The brewery was located close to the north bank of the River Thames, on St Catharine's (today St Katharine's Way), and south of Burr Street (today Burr Close). The site survived 19th century dock developments, becoming situated between St Katharine Docks and the western (Hermitage) basin of the London Docks. Barnard (1890) described how "sturdy porters" carried sacks of malt from Hoare's wharf to the warehouses in the brewery buildings: "We counted forty of these men ... each one bringing his sack of malt (weighing about one-and-a-half hundredweight) from the barge and depositing the contents in the warehouse".

==Early history==
It is not known exactly when the brewery was founded, but it is believed to date back to the 'beerhouses' referred to in John Stow's Survey of England (1597). It is understood to be the beerhouse referred to as 'the Lyon' in a license given to the brewer John Merchant in 1492, for the export of 'ale'.

Through the Elizabethan era the brewery appears to have been part owned by the Crown, as well as at various times, the Poine, Long, Harrison, and Deane families, before being gifted by Elizabeth I to her favourite Robert Dudley, 1st Earl of Leicester. After Dudley's death the brewery was eventually consolidated into the ownership of James Desmaistres.

==Parsons family==
James Desmaistres employed a brewer named John Parsons, a member of the Worshipful Company of Brewers. Parsons rented the brewery from Desmaistres for 39 years for £44 per annum, leasing the Red Lion Brewery premises, but owning the Red Lion Brewery business. Desmaistres passed on his share in the brewery premises to the Hoste family via inheritance through a daughter.

Four generations of the Parsons family brewed at the Red Lion brewery. John's son, John Parsons Jr, leveraged his position to become commissioner of victualling for the Royal Navy. He also became master of the Worshipful Company of Brewers and later Lord Mayor of the City of London.
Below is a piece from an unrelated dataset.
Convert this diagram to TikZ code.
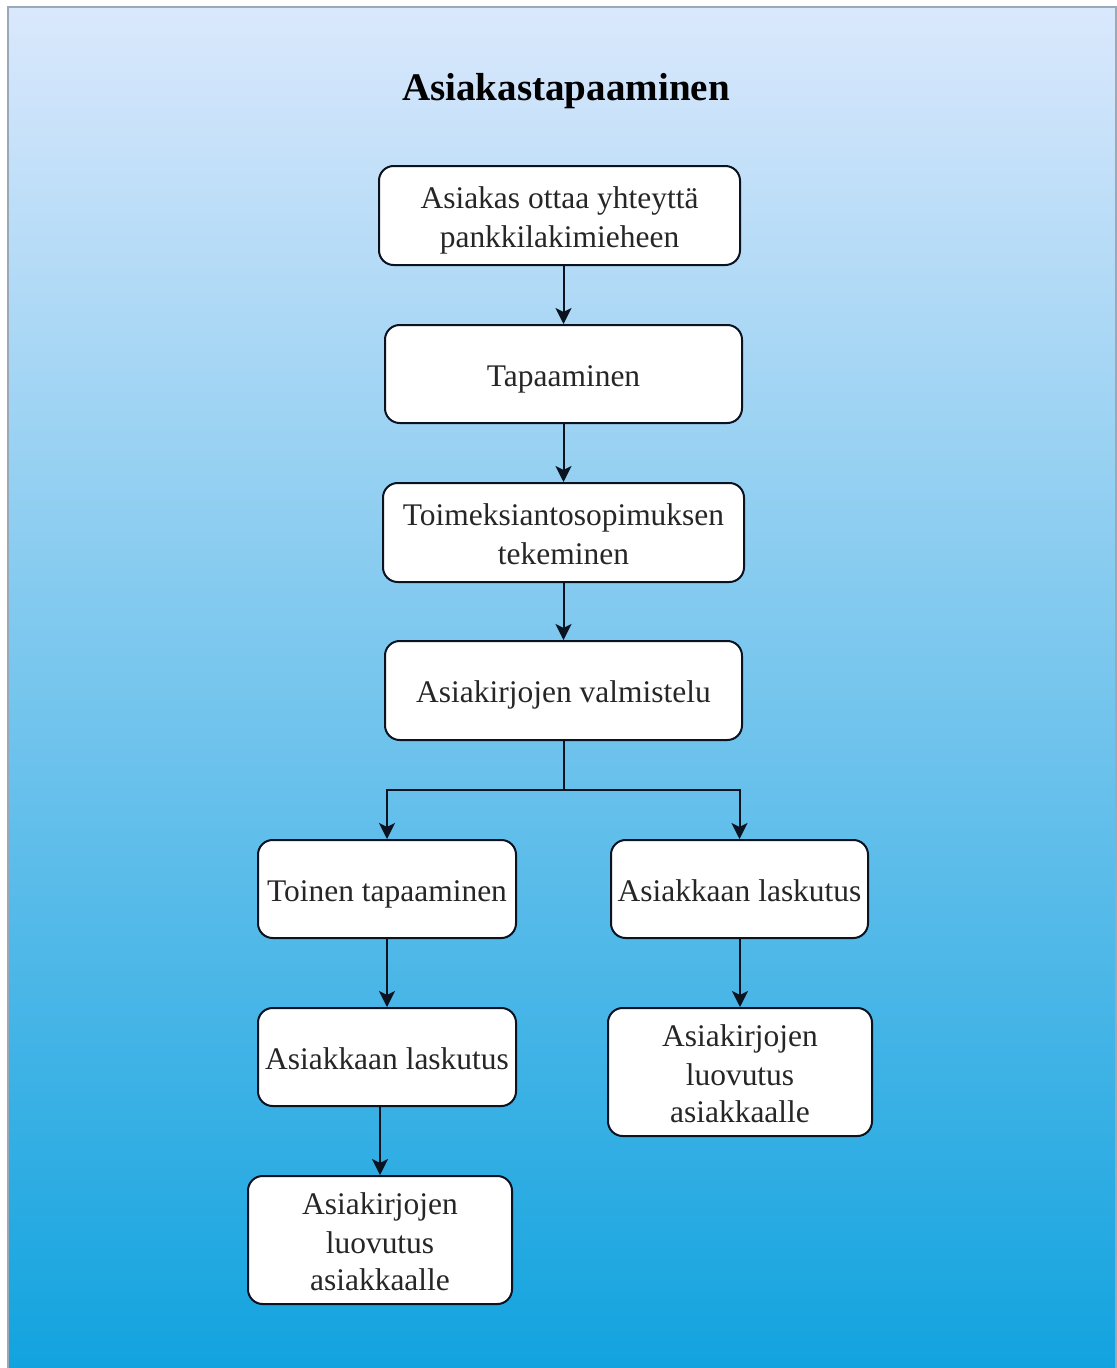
\documentclass[tikz,border=0pt]{standalone}
\usepackage{fontspec}
\setmainfont{Liberation Serif}
\usetikzlibrary{arrows.meta}
\definecolor{bgtop}{HTML}{DAE8FC}
\definecolor{bgbottom}{HTML}{12A3DF}
\definecolor{framec}{HTML}{9AA8B8}
\definecolor{inkc}{HTML}{0B1220}
\definecolor{textc}{HTML}{262626}
% fixed line box (height 23.2pt, depth 4.6pt) so every line sits at the same place
\newcommand\linebox{\rule[-4.6pt]{0pt}{27.8pt}}

\begin{document}
\begin{tikzpicture}[x=0.75pt,y=-0.75pt,
  stepbox/.style={draw=inkc, line width=1.5pt, rounded corners=11pt, fill=white,
    align=center, inner sep=0pt, text=textc,
    font=\fontsize{23.6}{27.8}\selectfont},
  flow/.style={draw=inkc, line width=1.5pt,
    -{Stealth[length=12pt,width=12pt,inset=3pt]}}]
% page and gradient panel
\useasboundingbox (0,0) rectangle (1117,1368);
\shade[top color=bgtop, bottom color=bgbottom] (8,7) rectangle (1116,1368);
\draw[framec, line width=1.5pt] (1116,1380) -- (1116,7) -- (8,7) -- (8,1380);

% title
\node[font=\bfseries\fontsize{29.3}{35}\selectfont, text=black, anchor=base]
  (title) at (566,100) {Asiakastapaaminen};

% process steps
\node[stepbox, minimum width=270.75pt, minimum height=74.25pt] (b1) at (559.5,215.5)
  {\linebox Asiakas ottaa yhteyttä\\\linebox pankkilakimieheen};
\node[stepbox, minimum width=267.75pt, minimum height=73.5pt] (b2) at (563.5,374)
  {\linebox Tapaaminen};
\node[stepbox, minimum width=270.75pt, minimum height=74.25pt] (b3) at (563.5,532.5)
  {\linebox Toimeksiantosopimuksen\\\linebox tekeminen};
\node[stepbox, minimum width=267.75pt, minimum height=74.25pt] (b4) at (563.5,690.5)
  {\linebox Asiakirjojen valmistelu};
\node[stepbox, minimum width=193.5pt, minimum height=73.5pt] (b5) at (387,889)
  {\linebox Toinen tapaaminen};
\node[stepbox, minimum width=192.75pt, minimum height=73.5pt] (b6) at (739.5,889)
  {\linebox Asiakkaan laskutus};
\node[stepbox, minimum width=193.5pt, minimum height=73.5pt] (b7) at (387,1057)
  {\linebox Asiakkaan laskutus};
\node[stepbox, minimum width=198pt, minimum height=96pt] (b8) at (740,1072)
  {\linebox Asiakirjojen\\\linebox luovutus\\\linebox asiakkaalle};
\node[stepbox, minimum width=198pt, minimum height=96pt] (b9) at (380,1240)
  {\linebox Asiakirjojen\\\linebox luovutus\\\linebox asiakkaalle};

% connectors
\draw[flow] (b1.south -| b2.north) -- (b2.north);
\draw[flow] (b2.south) -- (b3.north);
\draw[flow] (b3.south) -- (b4.north);
\coordinate (fork) at (563.5,790);
\draw[flow] (b4.south) -- (fork) -| (b5.north);
\draw[flow] (fork) -| (b6.north);
\draw[flow] (b5.south) -- (b7.north);
\draw[flow] (b7.south -| b9.north) -- (b9.north);
\draw[flow] (b6.south -| b8.north) -- (b8.north);
\end{tikzpicture}
\end{document}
He was knighted by James II.

John Parsons Jr's son, Humphrey Parsons, took over the brewing business in 1717. Humphrey Parsons obtained the patronage of Louis XV of France, whom he supplied with his Porter known as "Parsons' Black Champagne". The porter obtained fame all over London, and was mentioned in Oliver Goldsmith's poem, "Description Of An Author's Bedchamber". Humphrey became a Member of Parliament and twice Lord Mayor of the City of London.

==Hoare & Co.==
The Goodwyne family became owners of the Red Lion Brewery business around 1779, having acquired it from the Parsons family. However, the Hoare family became co-owners of the business in 1802, as the junior partners. The Hoare family were bankers, and owners of C. Hoare & Co. At the time it was fashionable for banks to own breweries as a means of stabilising income (for example, Guinness beer, and Guinness Bank).

In 1825, the Hoare family were sole owners of the Red Lion Brewery business, and by 1833, the Hoare family co-owned the Red Lion Brewery premises with Frederick Woodbridge. At various times the brewery traded under the name Hoare & Co. and used the Toby Jug as their trademark. In 1924, Hoare & Co purchased a separate brewery, the Lion Brewery Co in Lambeth.

==Charrington & Co. Ltd==
In 1933, Charrington & Co. purchased Hoare and Co.'s Red Lion Brewery and production ceased a year later in 1934.

There is essentially no surviving trace of the Red Lion Brewery building, as the site is now covered by the South Quay housing estate. It is believed the broad entrance arch on St Katherine's Way may mark the old entry site into the brewery, and a small narrow alleyway nearby is marked "Alderman Stairs" referring to Humphrey Parsons.